Monday 6 March 2017

'arnolfini the feminine' and me

MILLFIELD

MA & Other Postgraduates 2017

20 February – 18 March 2017

Atkinson Gallery

Millfield Atkinson Gallery is a beautiful airy display space within the heart of Millfield School. This purpose built gallery housing Millfield Art Department and showcasing work from MA students across the UK is impressive. Outside, current Millfield pupils artwork is displayed on the staircase and within a series of Art classrooms situated opposite the gallery. Previous years exhibition posters adorn the staircase walls, possible reminders of the art worlds' great and good.
panoramic view of Atkinson Gallery and my work
My digital print piece ‘arnolfini the feminine’ is now hanging alongside other MA students’ work - conceptual, paint, print, multimedia - from across the United Kingdom at the Atkinson Gallery, Millfield Somerset.
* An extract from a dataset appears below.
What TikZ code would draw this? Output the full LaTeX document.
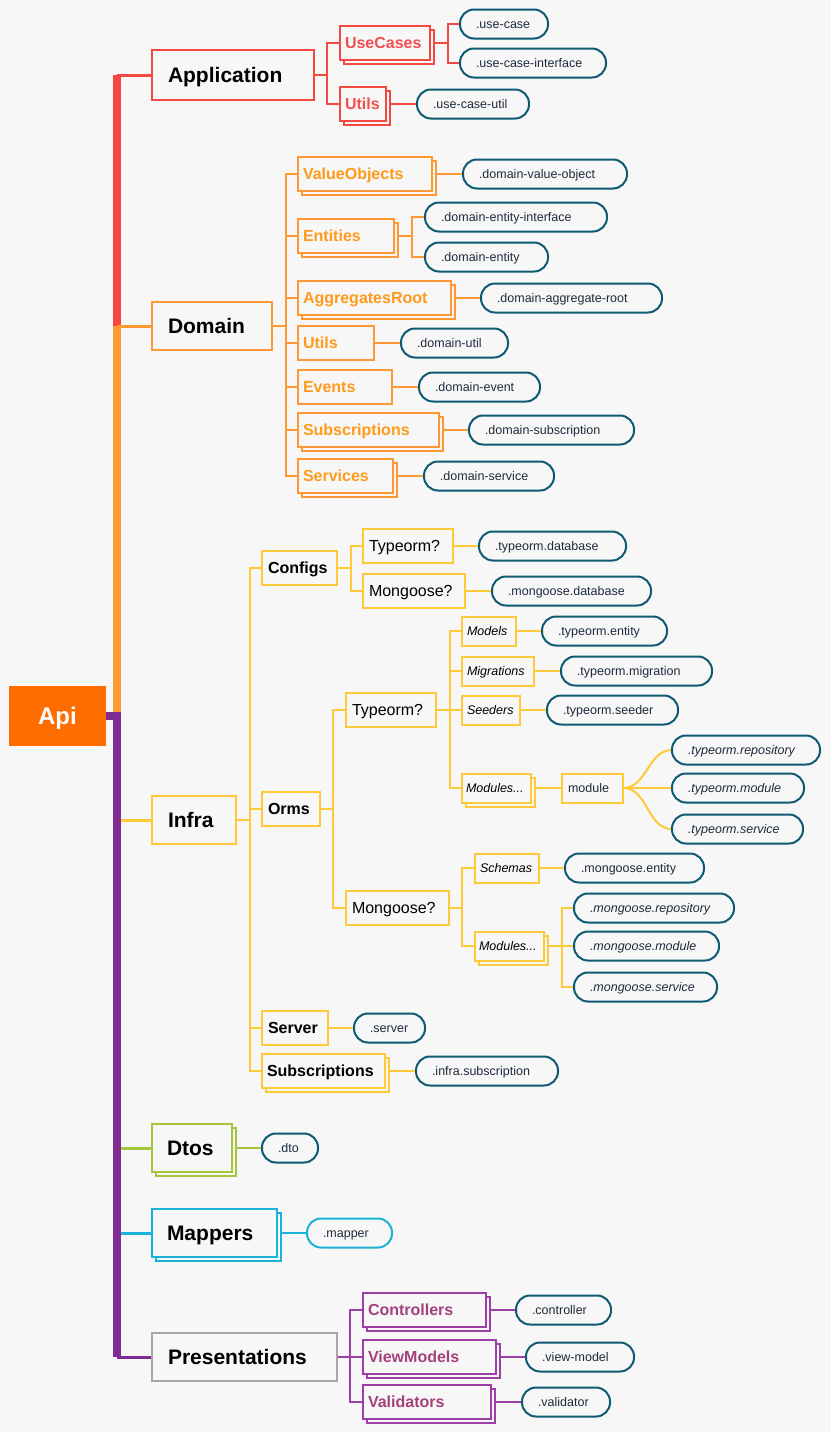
\documentclass[tikz,border=0pt]{standalone}
\usepackage{fontspec}
\setmainfont{Liberation Sans}
\usetikzlibrary{shadows}

\definecolor{paper}{HTML}{F7F7F7}
\definecolor{apiorange}{HTML}{FF6D00}
\definecolor{appred}{HTML}{F44840}
\definecolor{apptext}{HTML}{F25050}
\definecolor{domorange}{HTML}{FF9933}
\definecolor{domtext}{HTML}{FF9A1A}
\definecolor{infrayellow}{HTML}{FFCA3A}
\definecolor{dtogreen}{HTML}{A5C63B}
\definecolor{mapcyan}{HTML}{1AB2D6}
\definecolor{prespurple}{HTML}{802B91}
\definecolor{presline}{HTML}{9E3FA8}
\definecolor{prestext}{HTML}{A3417D}
\definecolor{presgray}{HTML}{A6A6A6}
\definecolor{filerim}{HTML}{0F5A73}
\definecolor{fileink}{HTML}{1E2B3B}

\pgfdeclarelayer{back}
\pgfdeclarelayer{wires}
\pgfsetlayers{back,wires,main}

\hyphenpenalty=10000
\exhyphenpenalty=10000

\tikzset{
  box/.style={draw, line width=2pt, fill=paper, anchor=north west, align=left, inner ysep=2pt, outer sep=0pt, text depth=0pt},
  topbox/.style={box, inner xsep=16pt, text height=15pt, font=\fontsize{21}{25}\selectfont\bfseries},
  subbox/.style={box, inner xsep=5pt, text height=11.5pt, minimum height=34pt, font=\fontsize{16}{19}\selectfont\bfseries},
  plainbox/.style={box, inner xsep=6pt, text height=11.5pt, minimum height=34pt, font=\fontsize{16}{19}\selectfont},
  tinybox/.style={box, inner xsep=5pt, text height=9pt, minimum height=29pt, font=\fontsize{12.5}{15}\selectfont\itshape},
  file/.style={box, draw=filerim, rounded corners=14pt, inner xsep=16pt, text height=9pt, minimum height=29pt, text=fileink, font=\fontsize{12.5}{15}\selectfont},
  ifile/.style={file, font=\fontsize{12.5}{15}\selectfont\itshape},
  stacked/.style={copy shadow={shadow xshift=4pt, shadow yshift=-4pt, draw=#1, fill=paper, line width=2pt}},
  wire/.style={line width=2pt},
  trunk/.style={line width=8pt},
  branch/.style={line width=3pt},
}

\begin{document}
\begin{tikzpicture}[x=1pt,y=-1pt]
	%%%%% START %%%%%
	\begin{pgfonlayer}{back}
		\fill[paper] (0,0) rectangle (831,1432);
	\end{pgfonlayer}
	
	\node[anchor=north west, outer sep=0pt, fill=apiorange, text=white, minimum width=97pt, minimum height=60pt, text height=17.3pt, text depth=0pt, font=\fontsize{24}{28}\selectfont\bfseries] (api) at (9,686) {Api};
	
	% application
	\node[topbox, draw=appred, minimum height=50pt, text width=130pt] (app) at (152,50) {Application};
	\node[subbox, draw=appred, text=apptext, stacked=appred, text width=80pt] (usecases) at (340,26) {UseCases};
	\node[subbox, draw=appred, text=apptext, stacked=appred, text width=36pt] (apputils) at (340,87) {Utils};
	\node[file, text width=56pt] (fusecase) at (460,9.5) {.use-case};
	\node[file, text width=114pt] (fusecaseiface) at (460,48.5) {.use-case-interface};
	\node[file, text width=80pt] (fusecaseutil) at (417,89.5) {.use-case-util};
	
	% domain
	\node[topbox, draw=domorange, minimum height=48pt, text width=88pt] (dom) at (152,302) {Domain};
	\node[subbox, draw=domorange, text=domtext, stacked=domorange, text width=124pt] (valueobjects) at (298,157) {ValueObjects};
	\node[subbox, draw=domorange, text=domtext, stacked=domorange, text width=86pt] (entities) at (298,219) {Entities};
	\node[subbox, draw=domorange, text=domtext, stacked=domorange, text width=143pt] (aggregates) at (298,281) {AggregatesRoot};
	\node[subbox, draw=domorange, text=domtext, text width=66pt] (domutils) at (298,326) {Utils};
	\node[subbox, draw=domorange, text=domtext, text width=84pt] (events) at (298,370) {Events};
	\node[subbox, draw=domorange, text=domtext, stacked=domorange, text width=131pt] (domsubs) at (298,413) {Subscriptions};
	\node[subbox, draw=domorange, text=domtext, stacked=domorange, text width=85pt] (services) at (298,459) {Services};
	\node[file, text width=132pt] (fvalueobject) at (463,159.5) {.domain-value-object};
	\node[file, text width=150pt] (fentityiface) at (425,202.5) {.domain-entity-interface};
	\node[file, text width=91pt] (fentity) at (425,242.5) {.domain-entity};
	\node[file, text width=149pt] (faggregate) at (481,283.5) {.domain-aggregate-root};
	\node[file, text width=75pt] (fdomutil) at (401,328.5) {.domain-util};
	\node[file, text width=89pt] (fevent) at (419,372.5) {.domain-event};
	\node[file, text width=133pt] (fdomsub) at (469,415.5) {.domain-subscription};
	\node[file, text width=98pt] (fservice) at (424,461.5) {.domain-service};
	
	% infra
	\node[topbox, draw=infrayellow, minimum height=48pt, text width=52pt] (infra) at (152,796) {Infra};
	\node[subbox, draw=infrayellow, inner xsep=6pt, text width=63pt] (configs) at (262,551) {Configs};
	\node[plainbox, draw=infrayellow, text width=78pt] (cfgtypeorm) at (363,529) {Typeorm?};
	\node[plainbox, draw=infrayellow, text width=90pt] (cfgmongoose) at (363,574) {Mongoose?};
	\node[file, text width=115pt] (ftdb) at (479,531.5) {.typeorm.database};
	\node[file, text width=127pt] (fmdb) at (492,576.5) {.mongoose.database};
	
	\node[subbox, draw=infrayellow, inner xsep=6pt, text width=46pt] (orms) at (262,792) {Orms};
	\node[plainbox, draw=infrayellow, text width=78pt] (ormtypeorm) at (346,693) {Typeorm?};
	\node[tinybox, draw=infrayellow, text width=44pt] (models) at (462,616.5) {Models};
	\node[tinybox, draw=infrayellow, text width=62pt] (migrations) at (462,656.5) {Migrations};
	\node[tinybox, draw=infrayellow, text width=48pt] (seeders) at (462,695.5) {Seeders};
	\node[tinybox, draw=infrayellow, stacked=infrayellow, inner xsep=4pt, text width=61pt] (tmodules) at (462,773.5) {Modules...};
	\node[tinybox, draw=infrayellow, font=\fontsize{12.5}{15}\selectfont, text=fileink, inner xsep=6pt, text width=49pt] (module) at (562,773.5) {module};
	\node[file, text width=93pt] (ftentity) at (542,616.5) {.typeorm.entity};
	\node[file, text width=119pt] (ftmigration) at (561,656.5) {.typeorm.migration};
	\node[file, text width=99pt] (ftseeder) at (547,695.5) {.typeorm.seeder};
	\node[ifile, text width=116pt] (ftrepo) at (672,735.5) {.typeorm.repository};
	\node[ifile, text width=100pt] (ftmodule) at (672,773.5) {.typeorm.module};
	\node[ifile, text width=99pt] (ftservice) at (672,814.5) {.typeorm.service};
	
	\node[plainbox, draw=infrayellow, text width=91pt] (ormmongoose) at (346,891) {Mongoose?};
	\node[tinybox, draw=infrayellow, text width=54pt] (schemas) at (475,853.5) {Schemas};
	\node[tinybox, draw=infrayellow, stacked=infrayellow, inner xsep=4pt, text width=61pt] (mmodules) at (475,931.5) {Modules...};
	\node[file, text width=107pt] (fmentity) at (565,853.5) {.mongoose.entity};
	\node[ifile, text width=128pt] (fmrepo) at (574,893.5) {.mongoose.repository};
	\node[ifile, text width=113pt] (fmmodule) at (574,931.5) {.mongoose.module};
	\node[ifile, text width=111pt] (fmservice) at (574,972.5) {.mongoose.service};
	
	\node[subbox, draw=infrayellow, inner xsep=6pt, text width=54pt] (server) at (262,1011) {Server};
	\node[subbox, draw=infrayellow, stacked=infrayellow, text width=113pt] (infrasubs) at (262,1054) {Subscriptions};
	\node[file, text width=39pt] (fserver) at (354,1013.5) {.server};
	\node[file, text width=110pt] (finfrasub) at (416,1056.5) {.infra.subscription};
	
	% dtos, mappers
	\node[topbox, draw=dtogreen, stacked=dtogreen, inner xsep=15pt, minimum height=48pt, text width=50pt] (dtos) at (152,1124) {Dtos};
	\node[file, text width=24pt] (fdto) at (262,1133.5) {.dto};
	\node[topbox, draw=mapcyan, stacked=mapcyan, inner xsep=15pt, minimum height=48pt, text width=95pt] (mappers) at (152,1209) {Mappers};
	\node[file, draw=mapcyan, text width=53pt] (fmapper) at (307,1218.5) {.mapper};
	
	% presentations
	\node[topbox, draw=presgray, minimum height=48pt, text width=153pt] (pres) at (152,1333) {Presentations};
	\node[subbox, draw=presline, text=prestext, stacked=presline, text width=113pt] (controllers) at (363,1293) {Controllers};
	\node[subbox, draw=presline, text=prestext, stacked=presline, text width=123pt] (viewmodels) at (363,1340) {ViewModels};
	\node[subbox, draw=presline, text=prestext, stacked=presline, text width=118pt] (validators) at (363,1385) {Validators};
	\node[file, text width=63pt] (fcontroller) at (516,1295.5) {.controller};
	\node[file, text width=76pt] (fviewmodel) at (526,1342.5) {.view-model};
	\node[file, text width=56pt] (fvalidator) at (522,1387.5) {.validator};
	
	\begin{pgfonlayer}{wires}
		% trunk
		\coordinate (hub) at (117,716);
		\draw[trunk, appred] (api.east) -- (hub) -- (hub |- app.west);
		\draw[branch, appred] (hub |- app.west) -- (app.west);
		\draw[trunk, domorange] (hub) -- (hub |- dom.west);
		\draw[branch, domorange] (hub |- dom.west) -- (dom.west);
		\draw[trunk, infrayellow] (hub) -- (hub |- infra.west);
		\draw[branch, infrayellow] (hub |- infra.west) -- (infra.west);
		\draw[branch, dtogreen] (hub |- dtos.west) -- (dtos.west);
		\draw[branch, mapcyan] (hub |- mappers.west) -- (mappers.west);
		\draw[trunk, prespurple] (api.east) -- (hub) -- (hub |- pres.west);
		\draw[branch, prespurple] (hub |- pres.west) -- (pres.west);
		
		% application
		\coordinate (appfork) at (327,75);
		\coordinate (ucfork) at (448,43);
		\draw[wire, appred] (app.east) -- (appfork) |- (usecases.west) (appfork) |- (apputils.west);
		\draw[wire, appred] (usecases.east) -- (ucfork) |- (fusecase.west) (ucfork) |- (fusecaseiface.west);
		\draw[wire, appred] (apputils.east) -- (fusecaseutil.west);
		
		% domain
		\coordinate (domfork) at (286,326);
		\coordinate (entfork) at (412,236);
		\draw[wire, domorange] (dom.east) -- (domfork) |- (valueobjects.west) (domfork) |- (entities.west)
			(domfork) |- (aggregates.west) (domfork) |- (domutils.west) (domfork) |- (events.west)
			(domfork) |- (domsubs.west) (domfork) |- (services.west);
		\draw[wire, domorange] (valueobjects.east) -- (fvalueobject.west);
		\draw[wire, domorange] (entities.east) -- (entfork) |- (fentityiface.west) (entfork) |- (fentity.west);
		\draw[wire, domorange] (aggregates.east) -- (faggregate.west);
		\draw[wire, domorange] (domutils.east) -- (fdomutil.west);
		\draw[wire, domorange] (events.east) -- (fevent.west);
		\draw[wire, domorange] (domsubs.east) -- (fdomsub.west);
		\draw[wire, domorange] (services.east) -- (fservice.west);
		
		% infra
		\coordinate (infrafork) at (250,820);
		\coordinate (cfgfork) at (351,568);
		\coordinate (ormfork) at (333,809);
		\coordinate (tormfork) at (450,710);
		\coordinate (mormfork) at (462,908);
		\coordinate (mmodfork) at (562,946);
		\draw[wire, infrayellow] (infra.east) -- (infrafork) |- (configs.west) (infrafork) |- (orms.west)
			(infrafork) |- (server.west) (infrafork) |- (infrasubs.west);
		\draw[wire, infrayellow] (configs.east) -- (cfgfork) |- (cfgtypeorm.west) (cfgfork) |- (cfgmongoose.west);
		\draw[wire, infrayellow] (cfgtypeorm.east) -- (ftdb.west);
		\draw[wire, infrayellow] (cfgmongoose.east) -- (fmdb.west);
		\draw[wire, infrayellow] (orms.east) -- (ormfork) |- (ormtypeorm.west) (ormfork) |- (ormmongoose.west);
		\draw[wire, infrayellow] (ormtypeorm.east) -- (tormfork) |- (models.west) (tormfork) |- (migrations.west)
			(tormfork) |- (seeders.west) (tormfork) |- (tmodules.west);
		\draw[wire, infrayellow] (models.east) -- (ftentity.west);
		\draw[wire, infrayellow] (migrations.east) -- (ftmigration.west);
		\draw[wire, infrayellow] (seeders.east) -- (ftseeder.west);
		\draw[wire, infrayellow] (tmodules.east) -- (module.west);
		\draw[wire, infrayellow] (module.east) to[out=0, in=180] (ftrepo.west);
		\draw[wire, infrayellow] (module.east) -- (ftmodule.west);
		\draw[wire, infrayellow] (module.east) to[out=0, in=180] (ftservice.west);
		\draw[wire, infrayellow] (ormmongoose.east) -- (mormfork) |- (schemas.west) (mormfork) |- (mmodules.west);
		\draw[wire, infrayellow] (schemas.east) -- (fmentity.west);
		\draw[wire, infrayellow] (mmodules.east) -- (mmodfork) |- (fmrepo.west) (mmodfork) |- (fmmodule.west) (mmodfork) |- (fmservice.west);
		\draw[wire, infrayellow] (server.east) -- (fserver.west);
		\draw[wire, infrayellow] (infrasubs.east) -- (finfrasub.west);
		
		% dtos, mappers
		\draw[wire, dtogreen] (dtos.east) -- (fdto.west);
		\draw[wire, mapcyan] (mappers.east) -- (fmapper.west);
		
		% presentations
		\coordinate (presfork) at (350,1357);
		\draw[wire, presline] (pres.east) -- (presfork) |- (controllers.west) (presfork) |- (viewmodels.west) (presfork) |- (validators.west);
		\draw[wire, presline] (controllers.east) -- (fcontroller.west);
		\draw[wire, presline] (viewmodels.east) -- (fviewmodel.west);
		\draw[wire, presline] (validators.east) -- (fvalidator.west);
	\end{pgfonlayer}
	%%%%% END %%%%%
\end{tikzpicture}
\end{document}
The inclusion of my work in this the '20 year anniversary' of the exhibition showcasing MA student talent has been a bitter-sweet experience, one that I am extremely grateful for but which has left a slightly sour aftertaste. A personal analogy can be described thus: unexpectedly kissing a luscious being fully expecting to taste mint but finding marmite.
panorama of other MA student exhibits


The description of 'arnolfini the feminine' in the Atkinson Gallery catalogue
My work combines traditional paint, digital and hand rendered designs to produce silkscreen and textile prints inspired by the female form. The patterns that make up these images are taken from a variety of sources and blended digitally to provide colourful compositions.

'we are not worthy'
The Portrait of Arnolfini and his Wife by Jan van Eyck was the starting point for my digital print ‘arnolfini the feminine’. For this work I incorporated my own drawn figurative studies, organic silkscreen prints and linocut projections (juxtaposing the traditional and recognisable) where the idea became more stylised whilst retaining the feminine subject of the original painting by van Eyck. I have blended these variations so that they appear as a fusion of repeated pattern, colour and form.